▸ **Given instruction**:
Copy everything in the listing below word for word, apart from any images.

▸ **Dataset section**:
— BEGIN —

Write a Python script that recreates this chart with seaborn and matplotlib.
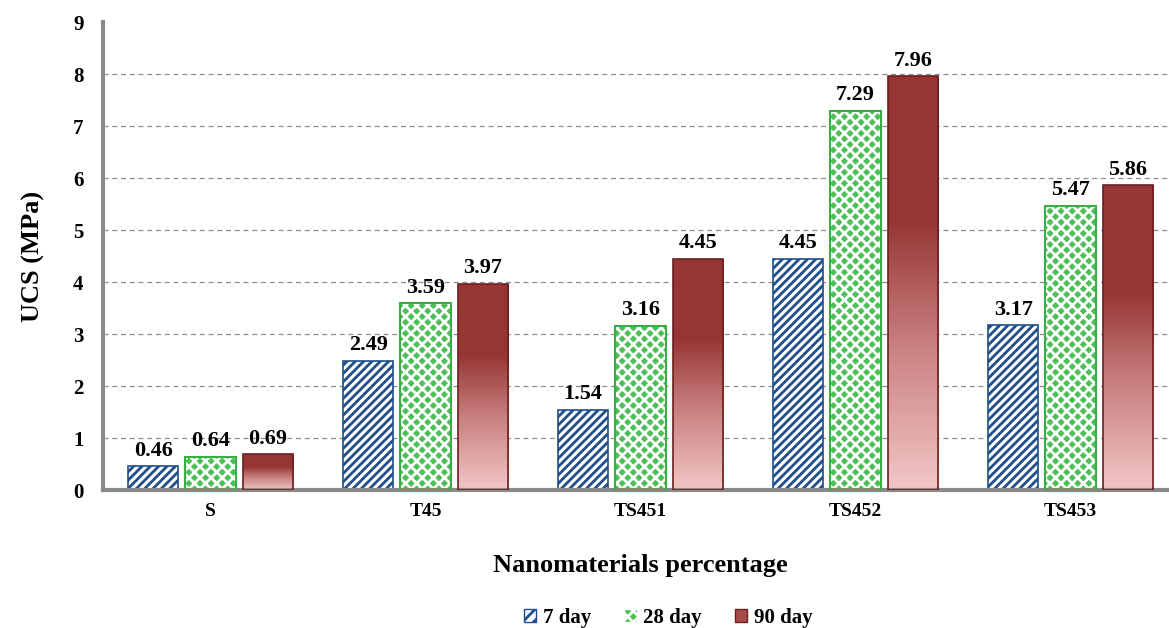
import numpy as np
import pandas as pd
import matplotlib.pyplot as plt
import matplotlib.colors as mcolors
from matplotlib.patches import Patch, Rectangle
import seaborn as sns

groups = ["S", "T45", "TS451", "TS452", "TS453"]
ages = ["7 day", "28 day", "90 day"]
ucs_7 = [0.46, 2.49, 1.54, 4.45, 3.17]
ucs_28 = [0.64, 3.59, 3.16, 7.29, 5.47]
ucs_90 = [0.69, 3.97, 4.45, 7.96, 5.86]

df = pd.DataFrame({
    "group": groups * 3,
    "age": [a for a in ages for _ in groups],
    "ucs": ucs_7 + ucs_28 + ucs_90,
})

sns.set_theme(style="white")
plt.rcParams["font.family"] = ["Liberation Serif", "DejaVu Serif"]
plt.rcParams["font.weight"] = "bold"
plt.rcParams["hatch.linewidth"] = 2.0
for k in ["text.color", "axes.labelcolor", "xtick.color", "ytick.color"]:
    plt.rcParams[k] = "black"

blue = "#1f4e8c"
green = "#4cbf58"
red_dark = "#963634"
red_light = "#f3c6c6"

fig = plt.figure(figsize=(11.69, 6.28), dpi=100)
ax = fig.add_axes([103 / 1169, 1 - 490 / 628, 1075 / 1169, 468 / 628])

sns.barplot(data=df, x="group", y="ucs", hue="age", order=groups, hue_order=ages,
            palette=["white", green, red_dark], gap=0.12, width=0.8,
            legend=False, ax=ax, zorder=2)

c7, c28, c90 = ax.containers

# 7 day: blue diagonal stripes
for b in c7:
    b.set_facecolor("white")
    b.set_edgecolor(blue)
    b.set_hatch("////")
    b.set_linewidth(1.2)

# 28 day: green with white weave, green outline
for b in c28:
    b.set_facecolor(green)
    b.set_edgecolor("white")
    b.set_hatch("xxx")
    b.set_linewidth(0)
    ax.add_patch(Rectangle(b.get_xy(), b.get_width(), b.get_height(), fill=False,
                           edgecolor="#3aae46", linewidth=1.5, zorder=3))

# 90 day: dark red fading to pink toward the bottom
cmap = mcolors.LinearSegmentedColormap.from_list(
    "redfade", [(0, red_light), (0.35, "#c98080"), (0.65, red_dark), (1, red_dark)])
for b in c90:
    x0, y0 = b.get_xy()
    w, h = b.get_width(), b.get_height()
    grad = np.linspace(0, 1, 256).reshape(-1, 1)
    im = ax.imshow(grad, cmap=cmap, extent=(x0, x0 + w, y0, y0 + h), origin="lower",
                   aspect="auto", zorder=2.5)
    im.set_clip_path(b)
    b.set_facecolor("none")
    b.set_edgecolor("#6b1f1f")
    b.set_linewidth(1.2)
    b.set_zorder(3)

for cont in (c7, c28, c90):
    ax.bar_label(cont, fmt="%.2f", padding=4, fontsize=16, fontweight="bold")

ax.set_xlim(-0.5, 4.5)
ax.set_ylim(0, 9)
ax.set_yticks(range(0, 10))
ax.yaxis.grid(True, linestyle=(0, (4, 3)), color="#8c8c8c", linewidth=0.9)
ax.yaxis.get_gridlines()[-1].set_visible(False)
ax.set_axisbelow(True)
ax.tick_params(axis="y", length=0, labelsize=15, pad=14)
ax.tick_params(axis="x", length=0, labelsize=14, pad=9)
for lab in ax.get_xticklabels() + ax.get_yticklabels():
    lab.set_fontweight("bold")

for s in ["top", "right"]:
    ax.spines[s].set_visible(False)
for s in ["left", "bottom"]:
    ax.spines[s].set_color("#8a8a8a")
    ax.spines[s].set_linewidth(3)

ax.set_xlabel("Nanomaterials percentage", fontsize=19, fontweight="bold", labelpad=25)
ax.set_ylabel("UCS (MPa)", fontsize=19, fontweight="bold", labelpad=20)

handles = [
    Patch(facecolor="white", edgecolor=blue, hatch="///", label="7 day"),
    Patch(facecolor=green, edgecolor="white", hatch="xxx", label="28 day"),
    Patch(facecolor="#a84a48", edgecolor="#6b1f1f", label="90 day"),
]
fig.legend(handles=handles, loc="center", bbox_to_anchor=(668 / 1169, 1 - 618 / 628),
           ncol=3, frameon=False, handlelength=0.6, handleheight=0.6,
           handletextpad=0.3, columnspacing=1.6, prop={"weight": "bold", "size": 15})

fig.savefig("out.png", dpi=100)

— END —

▸ **Output for this task**:
Write a Python script that recreates this chart with seaborn and matplotlib.
import numpy as np
import pandas as pd
import matplotlib.pyplot as plt
import matplotlib.colors as mcolors
from matplotlib.patches import Patch, Rectangle
import seaborn as sns

groups = ["S", "T45", "TS451", "TS452", "TS453"]
ages = ["7 day", "28 day", "90 day"]
ucs_7 = [0.46, 2.49, 1.54, 4.45, 3.17]
ucs_28 = [0.64, 3.59, 3.16, 7.29, 5.47]
ucs_90 = [0.69, 3.97, 4.45, 7.96, 5.86]

df = pd.DataFrame({
    "group": groups * 3,
    "age": [a for a in ages for _ in groups],
    "ucs": ucs_7 + ucs_28 + ucs_90,
})

sns.set_theme(style="white")
plt.rcParams["font.family"] = ["Liberation Serif", "DejaVu Serif"]
plt.rcParams["font.weight"] = "bold"
plt.rcParams["hatch.linewidth"] = 2.0
for k in ["text.color", "axes.labelcolor", "xtick.color", "ytick.color"]:
    plt.rcParams[k] = "black"

blue = "#1f4e8c"
green = "#4cbf58"
red_dark = "#963634"
red_light = "#f3c6c6"

fig = plt.figure(figsize=(11.69, 6.28), dpi=100)
ax = fig.add_axes([103 / 1169, 1 - 490 / 628, 1075 / 1169, 468 / 628])

sns.barplot(data=df, x="group", y="ucs", hue="age", order=groups, hue_order=ages,
            palette=["white", green, red_dark], gap=0.12, width=0.8,
            legend=False, ax=ax, zorder=2)

c7, c28, c90 = ax.containers

# 7 day: blue diagonal stripes
for b in c7:
    b.set_facecolor("white")
    b.set_edgecolor(blue)
    b.set_hatch("////")
    b.set_linewidth(1.2)

# 28 day: green with white weave, green outline
for b in c28:
    b.set_facecolor(green)
    b.set_edgecolor("white")
    b.set_hatch("xxx")
    b.set_linewidth(0)
    ax.add_patch(Rectangle(b.get_xy(), b.get_width(), b.get_height(), fill=False,
                           edgecolor="#3aae46", linewidth=1.5, zorder=3))

# 90 day: dark red fading to pink toward the bottom
cmap = mcolors.LinearSegmentedColormap.from_list(
    "redfade", [(0, red_light), (0.35, "#c98080"), (0.65, red_dark), (1, red_dark)])
for b in c90:
    x0, y0 = b.get_xy()
    w, h = b.get_width(), b.get_height()
    grad = np.linspace(0, 1, 256).reshape(-1, 1)
    im = ax.imshow(grad, cmap=cmap, extent=(x0, x0 + w, y0, y0 + h), origin="lower",
                   aspect="auto", zorder=2.5)
    im.set_clip_path(b)
    b.set_facecolor("none")
    b.set_edgecolor("#6b1f1f")
    b.set_linewidth(1.2)
    b.set_zorder(3)

for cont in (c7, c28, c90):
    ax.bar_label(cont, fmt="%.2f", padding=4, fontsize=16, fontweight="bold")

ax.set_xlim(-0.5, 4.5)
ax.set_ylim(0, 9)
ax.set_yticks(range(0, 10))
ax.yaxis.grid(True, linestyle=(0, (4, 3)), color="#8c8c8c", linewidth=0.9)
ax.yaxis.get_gridlines()[-1].set_visible(False)
ax.set_axisbelow(True)
ax.tick_params(axis="y", length=0, labelsize=15, pad=14)
ax.tick_params(axis="x", length=0, labelsize=14, pad=9)
for lab in ax.get_xticklabels() + ax.get_yticklabels():
    lab.set_fontweight("bold")

for s in ["top", "right"]:
    ax.spines[s].set_visible(False)
for s in ["left", "bottom"]:
    ax.spines[s].set_color("#8a8a8a")
    ax.spines[s].set_linewidth(3)

ax.set_xlabel("Nanomaterials percentage", fontsize=19, fontweight="bold", labelpad=25)
ax.set_ylabel("UCS (MPa)", fontsize=19, fontweight="bold", labelpad=20)

handles = [
    Patch(facecolor="white", edgecolor=blue, hatch="///", label="7 day"),
    Patch(facecolor=green, edgecolor="white", hatch="xxx", label="28 day"),
    Patch(facecolor="#a84a48", edgecolor="#6b1f1f", label="90 day"),
]
fig.legend(handles=handles, loc="center", bbox_to_anchor=(668 / 1169, 1 - 618 / 628),
           ncol=3, frameon=False, handlelength=0.6, handleheight=0.6,
           handletextpad=0.3, columnspacing=1.6, prop={"weight": "bold", "size": 15})

fig.savefig("out.png", dpi=100)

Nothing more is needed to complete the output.